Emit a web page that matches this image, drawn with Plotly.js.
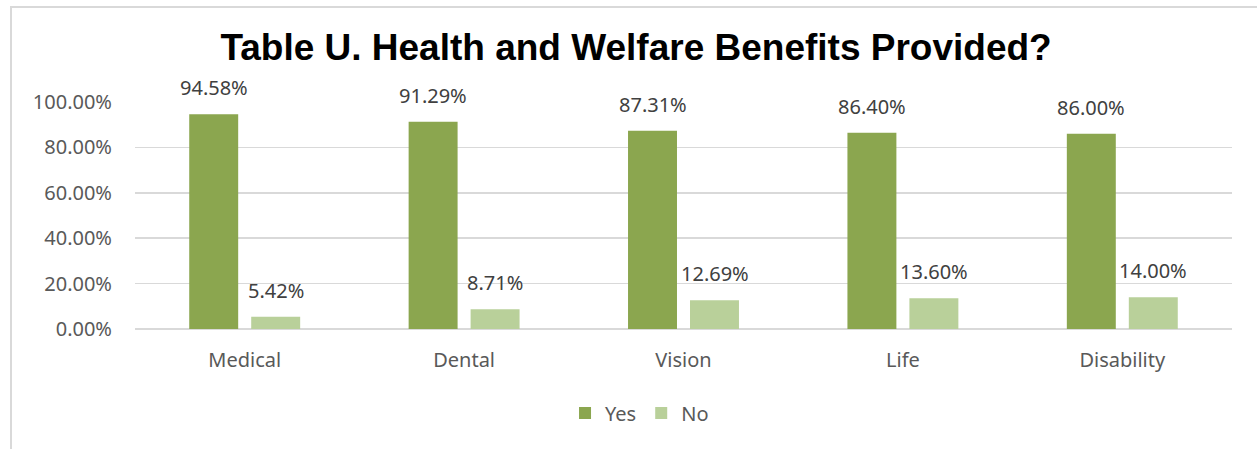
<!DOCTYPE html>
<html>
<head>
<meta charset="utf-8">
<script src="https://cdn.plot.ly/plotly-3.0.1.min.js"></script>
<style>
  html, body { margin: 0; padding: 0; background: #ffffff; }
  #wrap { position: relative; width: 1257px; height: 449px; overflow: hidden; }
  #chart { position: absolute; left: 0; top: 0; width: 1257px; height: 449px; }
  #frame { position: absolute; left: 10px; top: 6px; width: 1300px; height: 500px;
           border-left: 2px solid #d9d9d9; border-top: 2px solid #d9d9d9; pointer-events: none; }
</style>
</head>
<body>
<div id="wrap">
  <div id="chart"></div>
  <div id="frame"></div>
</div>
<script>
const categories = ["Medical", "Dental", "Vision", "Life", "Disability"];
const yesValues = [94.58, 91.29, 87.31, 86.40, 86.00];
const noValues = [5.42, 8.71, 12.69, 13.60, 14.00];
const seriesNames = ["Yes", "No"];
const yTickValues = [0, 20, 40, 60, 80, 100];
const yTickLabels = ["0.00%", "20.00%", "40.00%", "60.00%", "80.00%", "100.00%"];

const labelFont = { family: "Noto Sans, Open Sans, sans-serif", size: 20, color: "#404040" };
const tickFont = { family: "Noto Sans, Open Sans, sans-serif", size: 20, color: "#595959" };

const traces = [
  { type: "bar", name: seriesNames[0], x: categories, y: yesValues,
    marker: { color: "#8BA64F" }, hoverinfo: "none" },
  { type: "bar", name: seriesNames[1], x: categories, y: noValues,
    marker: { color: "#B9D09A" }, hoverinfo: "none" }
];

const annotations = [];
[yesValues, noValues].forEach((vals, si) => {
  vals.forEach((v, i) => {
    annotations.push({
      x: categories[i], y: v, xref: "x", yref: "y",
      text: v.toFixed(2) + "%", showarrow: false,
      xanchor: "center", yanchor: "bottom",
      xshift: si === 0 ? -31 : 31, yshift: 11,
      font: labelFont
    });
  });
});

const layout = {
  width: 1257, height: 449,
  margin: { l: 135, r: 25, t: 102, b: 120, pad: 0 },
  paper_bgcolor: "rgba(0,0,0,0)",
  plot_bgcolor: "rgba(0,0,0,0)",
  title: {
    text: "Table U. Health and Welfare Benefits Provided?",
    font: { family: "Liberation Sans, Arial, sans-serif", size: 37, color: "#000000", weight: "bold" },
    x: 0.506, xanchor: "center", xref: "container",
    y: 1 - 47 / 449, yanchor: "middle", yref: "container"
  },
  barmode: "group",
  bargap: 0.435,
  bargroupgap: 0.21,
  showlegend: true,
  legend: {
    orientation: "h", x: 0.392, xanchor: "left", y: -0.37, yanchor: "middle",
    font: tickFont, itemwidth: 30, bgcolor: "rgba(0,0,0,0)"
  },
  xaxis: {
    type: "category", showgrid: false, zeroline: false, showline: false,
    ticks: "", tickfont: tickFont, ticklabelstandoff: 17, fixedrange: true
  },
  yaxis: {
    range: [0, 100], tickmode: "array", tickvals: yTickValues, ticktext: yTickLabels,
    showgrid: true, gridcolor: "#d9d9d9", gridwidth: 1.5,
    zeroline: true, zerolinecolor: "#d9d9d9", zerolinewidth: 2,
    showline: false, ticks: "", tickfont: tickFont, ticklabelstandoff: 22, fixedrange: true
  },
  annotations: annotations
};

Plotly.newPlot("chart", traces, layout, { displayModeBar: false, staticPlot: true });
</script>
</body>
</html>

•••

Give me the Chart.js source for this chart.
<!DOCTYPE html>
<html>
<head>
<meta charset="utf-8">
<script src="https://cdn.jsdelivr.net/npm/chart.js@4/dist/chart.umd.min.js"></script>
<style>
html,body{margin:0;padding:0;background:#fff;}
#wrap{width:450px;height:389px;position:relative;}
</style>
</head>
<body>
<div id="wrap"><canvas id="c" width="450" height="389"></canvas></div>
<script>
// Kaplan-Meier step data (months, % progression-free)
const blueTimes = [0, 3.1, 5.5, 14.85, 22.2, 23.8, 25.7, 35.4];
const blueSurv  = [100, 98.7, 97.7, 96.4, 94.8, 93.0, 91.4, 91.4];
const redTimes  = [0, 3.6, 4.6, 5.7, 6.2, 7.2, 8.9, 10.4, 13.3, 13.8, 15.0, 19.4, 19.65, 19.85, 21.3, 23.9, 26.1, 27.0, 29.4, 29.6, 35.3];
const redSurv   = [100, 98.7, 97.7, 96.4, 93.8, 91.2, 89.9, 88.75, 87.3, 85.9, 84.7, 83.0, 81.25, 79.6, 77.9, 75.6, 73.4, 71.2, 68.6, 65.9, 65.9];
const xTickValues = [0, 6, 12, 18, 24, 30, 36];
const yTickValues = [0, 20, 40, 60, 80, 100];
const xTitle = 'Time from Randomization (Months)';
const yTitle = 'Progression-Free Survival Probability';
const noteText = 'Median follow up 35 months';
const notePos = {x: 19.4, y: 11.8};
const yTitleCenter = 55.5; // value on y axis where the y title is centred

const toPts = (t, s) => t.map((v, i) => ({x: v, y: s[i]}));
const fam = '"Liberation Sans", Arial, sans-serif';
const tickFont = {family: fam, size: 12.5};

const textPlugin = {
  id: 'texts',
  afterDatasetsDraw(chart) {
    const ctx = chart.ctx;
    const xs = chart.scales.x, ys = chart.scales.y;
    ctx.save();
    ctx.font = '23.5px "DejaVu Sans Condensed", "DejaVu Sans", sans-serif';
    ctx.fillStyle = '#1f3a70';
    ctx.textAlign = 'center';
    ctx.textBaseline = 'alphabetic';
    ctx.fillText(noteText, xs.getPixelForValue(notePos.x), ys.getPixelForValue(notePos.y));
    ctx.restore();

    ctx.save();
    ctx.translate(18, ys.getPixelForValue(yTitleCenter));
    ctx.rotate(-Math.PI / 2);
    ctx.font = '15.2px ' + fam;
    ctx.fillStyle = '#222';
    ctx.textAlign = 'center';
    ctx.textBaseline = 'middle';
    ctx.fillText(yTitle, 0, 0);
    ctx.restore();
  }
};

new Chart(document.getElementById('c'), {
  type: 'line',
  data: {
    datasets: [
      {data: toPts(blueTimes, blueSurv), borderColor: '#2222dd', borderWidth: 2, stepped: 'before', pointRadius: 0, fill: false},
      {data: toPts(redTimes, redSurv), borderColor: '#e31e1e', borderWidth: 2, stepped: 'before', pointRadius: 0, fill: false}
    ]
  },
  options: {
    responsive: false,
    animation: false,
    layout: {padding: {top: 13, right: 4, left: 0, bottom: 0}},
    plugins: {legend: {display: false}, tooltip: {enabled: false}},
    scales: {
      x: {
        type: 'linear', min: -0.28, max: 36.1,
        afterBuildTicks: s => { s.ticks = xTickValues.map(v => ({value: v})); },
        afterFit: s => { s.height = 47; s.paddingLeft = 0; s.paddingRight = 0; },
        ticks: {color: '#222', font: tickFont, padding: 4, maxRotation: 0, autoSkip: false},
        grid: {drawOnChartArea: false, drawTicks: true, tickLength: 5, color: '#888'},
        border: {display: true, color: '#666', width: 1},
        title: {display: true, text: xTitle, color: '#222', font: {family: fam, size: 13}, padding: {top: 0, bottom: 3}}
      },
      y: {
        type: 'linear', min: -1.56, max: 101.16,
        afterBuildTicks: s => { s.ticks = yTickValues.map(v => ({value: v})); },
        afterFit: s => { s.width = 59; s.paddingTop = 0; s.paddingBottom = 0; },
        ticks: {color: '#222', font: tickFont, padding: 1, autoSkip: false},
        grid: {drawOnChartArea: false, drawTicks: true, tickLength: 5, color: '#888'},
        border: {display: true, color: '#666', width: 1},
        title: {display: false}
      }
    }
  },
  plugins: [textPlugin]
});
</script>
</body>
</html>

•••

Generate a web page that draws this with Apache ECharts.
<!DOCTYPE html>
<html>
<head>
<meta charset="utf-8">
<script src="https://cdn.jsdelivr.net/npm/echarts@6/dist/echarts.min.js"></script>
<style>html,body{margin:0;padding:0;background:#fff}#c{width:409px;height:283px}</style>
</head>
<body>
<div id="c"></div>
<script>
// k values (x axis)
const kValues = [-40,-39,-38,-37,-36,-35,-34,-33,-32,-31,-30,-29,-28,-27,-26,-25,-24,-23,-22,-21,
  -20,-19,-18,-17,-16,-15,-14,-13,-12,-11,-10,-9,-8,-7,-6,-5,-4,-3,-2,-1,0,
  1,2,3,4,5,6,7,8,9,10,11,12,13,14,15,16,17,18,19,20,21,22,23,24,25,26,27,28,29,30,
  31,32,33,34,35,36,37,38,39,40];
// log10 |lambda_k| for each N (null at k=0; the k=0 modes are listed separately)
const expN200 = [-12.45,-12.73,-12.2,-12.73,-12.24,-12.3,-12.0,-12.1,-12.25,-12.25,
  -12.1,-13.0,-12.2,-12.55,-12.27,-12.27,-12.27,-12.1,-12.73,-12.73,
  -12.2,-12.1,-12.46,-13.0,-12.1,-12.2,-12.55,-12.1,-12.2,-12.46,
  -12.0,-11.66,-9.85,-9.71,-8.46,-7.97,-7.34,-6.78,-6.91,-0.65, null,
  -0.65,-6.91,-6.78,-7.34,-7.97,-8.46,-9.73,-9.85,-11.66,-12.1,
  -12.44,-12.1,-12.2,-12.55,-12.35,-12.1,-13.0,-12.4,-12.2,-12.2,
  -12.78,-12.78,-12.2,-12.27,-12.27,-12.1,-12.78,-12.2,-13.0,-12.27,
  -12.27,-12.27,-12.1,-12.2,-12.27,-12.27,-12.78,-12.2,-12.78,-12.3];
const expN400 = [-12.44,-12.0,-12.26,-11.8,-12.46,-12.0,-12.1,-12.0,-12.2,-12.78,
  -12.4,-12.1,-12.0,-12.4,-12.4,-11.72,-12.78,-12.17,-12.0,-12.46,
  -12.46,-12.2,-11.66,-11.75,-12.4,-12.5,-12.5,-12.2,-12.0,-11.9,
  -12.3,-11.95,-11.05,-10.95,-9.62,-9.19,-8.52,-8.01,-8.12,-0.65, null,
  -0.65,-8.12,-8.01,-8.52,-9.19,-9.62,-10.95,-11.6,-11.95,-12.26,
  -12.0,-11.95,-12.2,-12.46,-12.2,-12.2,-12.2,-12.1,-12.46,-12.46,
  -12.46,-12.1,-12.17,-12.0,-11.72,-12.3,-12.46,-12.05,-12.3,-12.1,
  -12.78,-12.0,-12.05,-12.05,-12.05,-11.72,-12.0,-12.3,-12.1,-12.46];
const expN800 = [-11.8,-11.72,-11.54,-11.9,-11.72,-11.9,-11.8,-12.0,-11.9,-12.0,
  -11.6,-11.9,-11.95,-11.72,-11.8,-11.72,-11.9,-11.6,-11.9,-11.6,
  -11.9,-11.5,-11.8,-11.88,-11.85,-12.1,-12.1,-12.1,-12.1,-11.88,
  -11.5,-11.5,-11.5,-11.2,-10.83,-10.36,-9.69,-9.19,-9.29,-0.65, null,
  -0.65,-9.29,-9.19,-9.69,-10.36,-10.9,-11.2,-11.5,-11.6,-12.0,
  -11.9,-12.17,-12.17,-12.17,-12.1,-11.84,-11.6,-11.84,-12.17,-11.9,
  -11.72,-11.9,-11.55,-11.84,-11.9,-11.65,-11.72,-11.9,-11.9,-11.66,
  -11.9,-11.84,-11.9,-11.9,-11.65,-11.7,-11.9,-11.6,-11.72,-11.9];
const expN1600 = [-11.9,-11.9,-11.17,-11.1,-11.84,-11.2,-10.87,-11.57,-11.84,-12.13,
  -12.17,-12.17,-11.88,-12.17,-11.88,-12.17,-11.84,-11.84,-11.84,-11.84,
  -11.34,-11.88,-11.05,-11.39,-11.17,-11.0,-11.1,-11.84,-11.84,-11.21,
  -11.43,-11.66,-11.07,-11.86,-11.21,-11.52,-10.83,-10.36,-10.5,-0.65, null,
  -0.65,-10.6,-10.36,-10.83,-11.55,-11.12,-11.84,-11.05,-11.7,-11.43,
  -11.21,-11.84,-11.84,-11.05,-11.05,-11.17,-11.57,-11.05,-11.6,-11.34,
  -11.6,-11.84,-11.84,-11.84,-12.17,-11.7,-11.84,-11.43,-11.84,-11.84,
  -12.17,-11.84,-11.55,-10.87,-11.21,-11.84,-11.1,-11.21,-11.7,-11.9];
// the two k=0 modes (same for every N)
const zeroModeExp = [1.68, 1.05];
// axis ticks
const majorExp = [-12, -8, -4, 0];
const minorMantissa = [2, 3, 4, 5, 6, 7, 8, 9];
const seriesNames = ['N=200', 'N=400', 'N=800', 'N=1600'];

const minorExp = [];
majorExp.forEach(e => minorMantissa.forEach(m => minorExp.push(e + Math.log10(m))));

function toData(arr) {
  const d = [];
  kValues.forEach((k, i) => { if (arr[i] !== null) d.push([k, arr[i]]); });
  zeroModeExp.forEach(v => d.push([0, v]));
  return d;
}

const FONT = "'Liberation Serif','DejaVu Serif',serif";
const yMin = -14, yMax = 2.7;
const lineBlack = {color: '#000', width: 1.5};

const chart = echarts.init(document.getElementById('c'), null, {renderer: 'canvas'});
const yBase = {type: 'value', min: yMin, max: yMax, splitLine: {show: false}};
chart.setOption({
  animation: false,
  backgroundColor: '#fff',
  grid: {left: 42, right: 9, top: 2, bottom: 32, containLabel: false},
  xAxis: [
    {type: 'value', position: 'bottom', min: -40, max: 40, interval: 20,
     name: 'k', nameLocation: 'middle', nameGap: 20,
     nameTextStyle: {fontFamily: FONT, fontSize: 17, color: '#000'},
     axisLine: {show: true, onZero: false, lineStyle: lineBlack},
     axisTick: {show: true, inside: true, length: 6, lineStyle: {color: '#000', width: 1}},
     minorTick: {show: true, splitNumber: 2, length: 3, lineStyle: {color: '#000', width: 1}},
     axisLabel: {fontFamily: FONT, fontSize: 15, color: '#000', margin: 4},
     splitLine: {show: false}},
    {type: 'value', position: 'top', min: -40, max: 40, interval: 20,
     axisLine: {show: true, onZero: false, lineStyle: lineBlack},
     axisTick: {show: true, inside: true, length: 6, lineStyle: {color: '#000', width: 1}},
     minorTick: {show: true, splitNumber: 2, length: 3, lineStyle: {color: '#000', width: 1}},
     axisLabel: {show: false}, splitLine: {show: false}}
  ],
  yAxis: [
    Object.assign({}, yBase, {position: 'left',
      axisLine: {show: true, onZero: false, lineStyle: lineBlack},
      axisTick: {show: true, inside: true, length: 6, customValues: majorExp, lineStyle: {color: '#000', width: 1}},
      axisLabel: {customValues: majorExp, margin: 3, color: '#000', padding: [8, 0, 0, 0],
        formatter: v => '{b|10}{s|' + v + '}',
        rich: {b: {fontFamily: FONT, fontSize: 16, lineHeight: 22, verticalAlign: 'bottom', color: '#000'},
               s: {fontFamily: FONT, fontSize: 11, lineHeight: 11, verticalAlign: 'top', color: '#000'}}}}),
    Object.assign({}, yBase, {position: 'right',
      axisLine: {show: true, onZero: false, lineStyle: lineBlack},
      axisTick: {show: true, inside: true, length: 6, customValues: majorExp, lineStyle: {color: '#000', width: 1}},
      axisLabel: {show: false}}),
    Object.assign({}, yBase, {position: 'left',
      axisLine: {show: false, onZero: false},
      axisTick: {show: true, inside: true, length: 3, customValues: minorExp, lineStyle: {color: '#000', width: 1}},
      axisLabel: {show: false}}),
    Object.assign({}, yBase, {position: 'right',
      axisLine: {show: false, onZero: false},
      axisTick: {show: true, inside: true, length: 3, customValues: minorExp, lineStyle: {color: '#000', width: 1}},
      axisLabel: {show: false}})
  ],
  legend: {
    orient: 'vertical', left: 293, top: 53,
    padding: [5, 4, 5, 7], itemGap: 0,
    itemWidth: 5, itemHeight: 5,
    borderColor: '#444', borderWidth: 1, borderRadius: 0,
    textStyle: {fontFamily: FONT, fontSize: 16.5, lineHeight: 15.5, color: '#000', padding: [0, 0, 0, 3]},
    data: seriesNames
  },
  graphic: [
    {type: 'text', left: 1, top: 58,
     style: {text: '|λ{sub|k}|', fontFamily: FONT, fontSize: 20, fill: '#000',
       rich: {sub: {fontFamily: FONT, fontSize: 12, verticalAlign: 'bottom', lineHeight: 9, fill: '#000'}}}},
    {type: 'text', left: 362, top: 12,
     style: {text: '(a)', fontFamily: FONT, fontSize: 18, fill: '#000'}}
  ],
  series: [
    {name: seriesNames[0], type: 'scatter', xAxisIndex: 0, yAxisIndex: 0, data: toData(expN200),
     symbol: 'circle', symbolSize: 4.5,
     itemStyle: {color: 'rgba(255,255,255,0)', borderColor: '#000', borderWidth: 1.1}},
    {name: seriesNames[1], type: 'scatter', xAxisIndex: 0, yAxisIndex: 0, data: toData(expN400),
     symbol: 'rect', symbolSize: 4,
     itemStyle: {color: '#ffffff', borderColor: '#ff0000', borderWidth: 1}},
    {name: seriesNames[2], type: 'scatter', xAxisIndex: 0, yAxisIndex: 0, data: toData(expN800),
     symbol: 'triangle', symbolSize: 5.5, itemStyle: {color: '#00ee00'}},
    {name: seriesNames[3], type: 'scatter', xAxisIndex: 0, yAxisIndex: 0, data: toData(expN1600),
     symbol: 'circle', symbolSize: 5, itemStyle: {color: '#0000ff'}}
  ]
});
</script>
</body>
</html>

•••

Given task => Reproduce every line of the listing above in which the string "that" appears.

Solution =>
Emit a web page that matches this image, drawn with Plotly.js.
Generate a web page that draws this with Apache ECharts.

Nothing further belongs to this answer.